A ceremony for Tony Costello was held at the district’s convocation gathering earlier this month. It was there that Costello’s sister, Colleen Costello-Kreidler, gave a speech announcing the plans for the naming of the basketball court.
“Tony was so proud to walk into this building and step onto this court as the first head coach in the history of the Las Positas basketball program,” Costello-Kreidler said. “We know his spirit fills this gym today and we are so proud that the basketball court is now carrying his name. Welcome to the Tony Costello Court.”
Costello-Kreidler also talked about the type of impact her brother made not only as a basketball coach, but as an instructor as well.
“Through the sport of basketball, he taught a number of lessons that truly applied to life,” Costello-Kreidler said. “Lessons about effort, patience, discipline, control and passion. He believed in his students and he believed in his players every day.”
One of those players who can attest to this is former LPC Hawks basketball player Jake Contreras. Now playing NCAA Division III basketball at Whittier College, Contreras, who last season was named LPC’s Male Scholar-Athlete of the Year and honored with the first-ever Costello Award, credits his former coach for helping him get to where he is today both as a player and student.
“He was the best coach I’ve ever had,” Contreras said. “He convinced me to come to a junior college instead of (taking) other offers and redshirting. He told me I wouldn’t regret it and it was one of the best decisions I’ve ever made.”
Contreras says Costello’s favorite phrase was “get better today” and that he and his teammates to motivate each other daily used those three words.
“He had the best coaching presence I’ve ever seen,” Contreras said. “He just made you work and play harder simply by walking into the gym. It’s hard to put it into words what a huge impact he made with me and my teammates.”
As for the naming of the basketball court in honor of Costello, Contreras and his teammates were proponents of making this happen since the end of last season.
“We always said it’s the house that Costello built. No doubt it’s the right thing to do,” Contreras said.
He may not have won a championship, but having led the school to four playoff appearances in eight years after taking over in 2005, Costello helped establish what he inherited as a brand-new basketball program.
“He was a tireless worker,” LPC Athletic Director Dyan Miller said. “He was always the first one in and the last one out.”
Miller recalls Costello brining over some players from New Orleans in 2005 after Hurricane Katrina.
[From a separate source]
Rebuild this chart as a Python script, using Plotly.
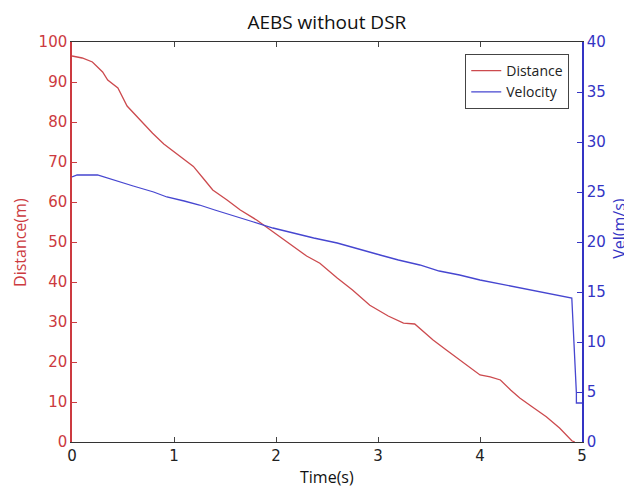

This is just one of the many good deeds she says that made Costello such a beloved figure in the community.
“He brought some players in from there (New Orleans) and helped them out,” Miller said. “He was always giving back, whether it was to the students or to the faculty.”
While Costello’s career may not be as decorated as others when talking about the top coaches in college basketball history, his presence on campus left a mark. His legacy will now forever be immortalized whenever you go and watch an LPC basketball game.